The 2024 programme for the European elections could be based on the votes in the EP during the last legislature and on the ‘European Union and international’ chapter of the shared government programme NUPES that could be further developed. Following the model of the NUPES in the 2022 legislative elections, a European programme could emphasise the need to disobey European rules if they conflict with the implementation of the programme. The programme could also propose the organisation of a ‘European Convention for the revision and rewriting of the European treaties’ in order to make EU rules compatible with the implementation of left-wing programmes both at European and national levels.

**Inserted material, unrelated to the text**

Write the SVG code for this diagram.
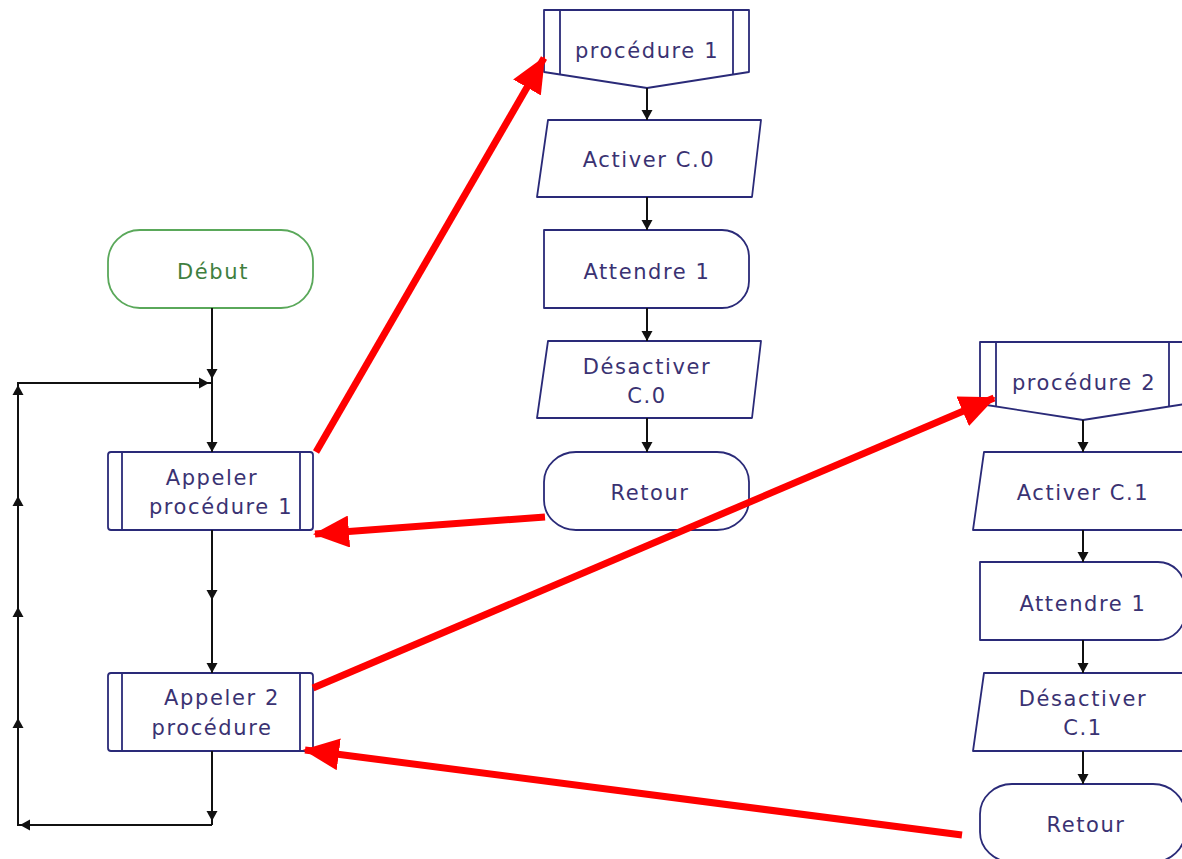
<svg xmlns="http://www.w3.org/2000/svg" xmlns:xlink="http://www.w3.org/1999/xlink" width="1182" height="859" viewBox="0 0 1182 859">
<style>
.n{fill:#fff;stroke:#2a2a78;stroke-width:1.8;stroke-linejoin:round}
.g{fill:#fff;stroke:#5aa85a;stroke-width:1.8}
.t{font-family:"DejaVu Sans",Verdana,sans-serif;font-size:21px;letter-spacing:1.6px;fill:#3a3272;text-anchor:middle}
.tg{fill:#3f7f3f}
.c{stroke:#111;stroke-width:2;fill:none}
.r{stroke:#f00;stroke-width:7;fill:none}
</style>
<defs>
<path id="ah" d="M0,0 L-5.5,-10 L5.5,-10 Z" fill="#111"/>
<marker id="rh" markerUnits="userSpaceOnUse" markerWidth="36" markerHeight="32" viewBox="0 0 36 32" refX="34" refY="16" orient="auto">
<path d="M0,0 L36,16 L0,32 Z" fill="#f00"/>
</marker>
</defs>
<rect width="1182" height="859" fill="#fff"/>

<g id="debut">
<rect class="g" x="108" y="230" width="205" height="78" rx="32" ry="32"/>
<text class="t tg" x="213" y="279">Début</text>
</g>
<g id="appeler1">
<rect class="n" x="108" y="452" width="205" height="78" rx="3"/>
<line class="n" x1="122" y1="452" x2="122" y2="530"/>
<line class="n" x1="300" y1="452" x2="300" y2="530"/>
<text class="t" x="212" y="485">Appeler</text>
<text class="t" x="221" y="514">procédure 1</text>
</g>
<g id="appeler2">
<rect class="n" x="108" y="673" width="205" height="78" rx="3"/>
<line class="n" x1="122" y1="673" x2="122" y2="751"/>
<line class="n" x1="300" y1="673" x2="300" y2="751"/>
<text class="t" x="222" y="705">Appeler 2</text>
<text class="t" x="212" y="735">procédure</text>
</g>

<g id="proc1">
<path class="n" d="M544,10 L749,10 L749,72 L647,88 L544,72 Z"/>
<line class="n" x1="560" y1="10" x2="560" y2="74"/>
<line class="n" x1="733" y1="10" x2="733" y2="74"/>
<text class="t" x="647" y="58">procédure 1</text>
</g>
<g id="activer0">
<path class="n" d="M548,120 L761,120 L752,197 L537,197 Z"/>
<text class="t" x="649" y="167">Activer C.0</text>
</g>
<g id="attendre0">
<path class="n" d="M544,230 L722,230 A27,27 0 0 1 749,257 L749,281 A27,27 0 0 1 722,308 L544,308 Z"/>
<text class="t" x="647" y="279">Attendre 1</text>
</g>
<g id="desactiver0">
<path class="n" d="M548,341 L761,341 L752,418 L537,418 Z"/>
<text class="t" x="647" y="374">Désactiver</text>
<text class="t" x="647" y="403">C.0</text>
</g>
<g id="retour0">
<rect class="n" x="544" y="452" width="205" height="78" rx="32" ry="30"/>
<text class="t" x="650" y="500">Retour</text>
</g>

<g id="proc2">
<path class="n" d="M980,342 L1185,342 L1185,404 L1083,420 L980,404 Z"/>
<line class="n" x1="996" y1="342" x2="996" y2="406"/>
<line class="n" x1="1169" y1="342" x2="1169" y2="406"/>
<text class="t" x="1084" y="390">procédure 2</text>
</g>
<g id="activer1">
<path class="n" d="M984,452 L1197,452 L1188,530 L973,530 Z"/>
<text class="t" x="1083" y="500">Activer C.1</text>
</g>
<g id="attendre1">
<path class="n" d="M980,562 L1158,562 A27,27 0 0 1 1185,589 L1185,613 A27,27 0 0 1 1158,640 L980,640 Z"/>
<text class="t" x="1083" y="611">Attendre 1</text>
</g>
<g id="desactiver1">
<path class="n" d="M984,673 L1197,673 L1188,751 L973,751 Z"/>
<text class="t" x="1083" y="706">Désactiver</text>
<text class="t" x="1083" y="735">C.1</text>
</g>
<g id="retour1">
<rect class="n" x="980" y="784" width="205" height="78" rx="32" ry="30"/>
<text class="t" x="1086" y="832">Retour</text>
</g>

<g id="connectors">
<line class="c" x1="647" y1="88" x2="647" y2="120"/><use xlink:href="#ah" href="#ah" transform="translate(647,120)"/>
<line class="c" x1="647" y1="197" x2="647" y2="230"/><use xlink:href="#ah" href="#ah" transform="translate(647,230)"/>
<line class="c" x1="647" y1="308" x2="647" y2="341"/><use xlink:href="#ah" href="#ah" transform="translate(647,341)"/>
<line class="c" x1="647" y1="418" x2="647" y2="452"/><use xlink:href="#ah" href="#ah" transform="translate(647,452)"/>
<line class="c" x1="1083" y1="420" x2="1083" y2="452"/><use xlink:href="#ah" href="#ah" transform="translate(1083,452)"/>
<line class="c" x1="1083" y1="530" x2="1083" y2="562"/><use xlink:href="#ah" href="#ah" transform="translate(1083,562)"/>
<line class="c" x1="1083" y1="640" x2="1083" y2="673"/><use xlink:href="#ah" href="#ah" transform="translate(1083,673)"/>
<line class="c" x1="1083" y1="751" x2="1083" y2="784"/><use xlink:href="#ah" href="#ah" transform="translate(1083,784)"/>

<line class="c" x1="212" y1="308" x2="212" y2="452"/>
<use xlink:href="#ah" href="#ah" transform="translate(212,379)"/>
<use xlink:href="#ah" href="#ah" transform="translate(212,452)"/>
<polyline class="c" points="212,825 18,825 18,383 212,383"/>
<use xlink:href="#ah" href="#ah" transform="translate(209,383) rotate(-90)"/>
<use xlink:href="#ah" href="#ah" transform="translate(18,385) rotate(180)"/>
<use xlink:href="#ah" href="#ah" transform="translate(18,496) rotate(180)"/>
<use xlink:href="#ah" href="#ah" transform="translate(18,607) rotate(180)"/>
<use xlink:href="#ah" href="#ah" transform="translate(18,718) rotate(180)"/>
<line class="c" x1="212" y1="530" x2="212" y2="673"/>
<use xlink:href="#ah" href="#ah" transform="translate(212,600)"/>
<use xlink:href="#ah" href="#ah" transform="translate(212,673)"/>
<line class="c" x1="212" y1="751" x2="212" y2="825"/>
<use xlink:href="#ah" href="#ah" transform="translate(212,821)"/>
<use xlink:href="#ah" href="#ah" transform="translate(20,825) rotate(90)"/>

<line class="r" x1="316" y1="452" x2="544" y2="58" marker-end="url(#rh)"/>
<line class="r" x1="545" y1="517" x2="315" y2="534" marker-end="url(#rh)"/>
<line class="r" x1="313" y1="688" x2="994" y2="398" marker-end="url(#rh)"/>
<line class="r" x1="962" y1="835" x2="305" y2="750" marker-end="url(#rh)"/>
</g>
</svg>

We also argue that, given the current tripartition of European party systems, an electoral alliance would be strategically desirable at the micro level (e.g. survival of the parties) and at the macro level (consolidation of a strong left-wing bloc capable of ‘storming heaven’) both in the short and long term. The rise of the far right across the European continent, coupled with the porous borders between the right and the far right at the level of the European Parliament, reinforces the need for joint work on the left of the hemicycle. Moreover, the renewal of the NUPES would provide voters with the necessary clarity and coherence to envision the implementation of more democratic, social and environmentally sustainable public policies both at the national and European levels.

 

Laura Chazel is a specialist of the European radical left. She is an associate researcher at Sciences Po Grenoble, a research fellow at the Research Institute for Sustainability of Potsdam, and a post-doctoral researcher at the Jagiellonian University of Krakow. She holds a PhD in political science from the University Grenoble Alpes (realised in co-direction with the University Complutense of Madrid). During her doctoral studies, she examined the theorization and practice of ‘populism’ by the French (LFI) and Spanish (Podemos) radical lefts. As a post-doctoral researcher, she now focuses on the German (Die Linke), Belgian (PTB) and Greek (Syriza) cases. More generally, she is interested in the mutations of the radical left over the last two decades, the emergence of new forms of protest that aim to ‘radicalise’ (liberal) democracy, the environmental discourse of the post-Marxist left, and the relationship between civil society movements and political parties.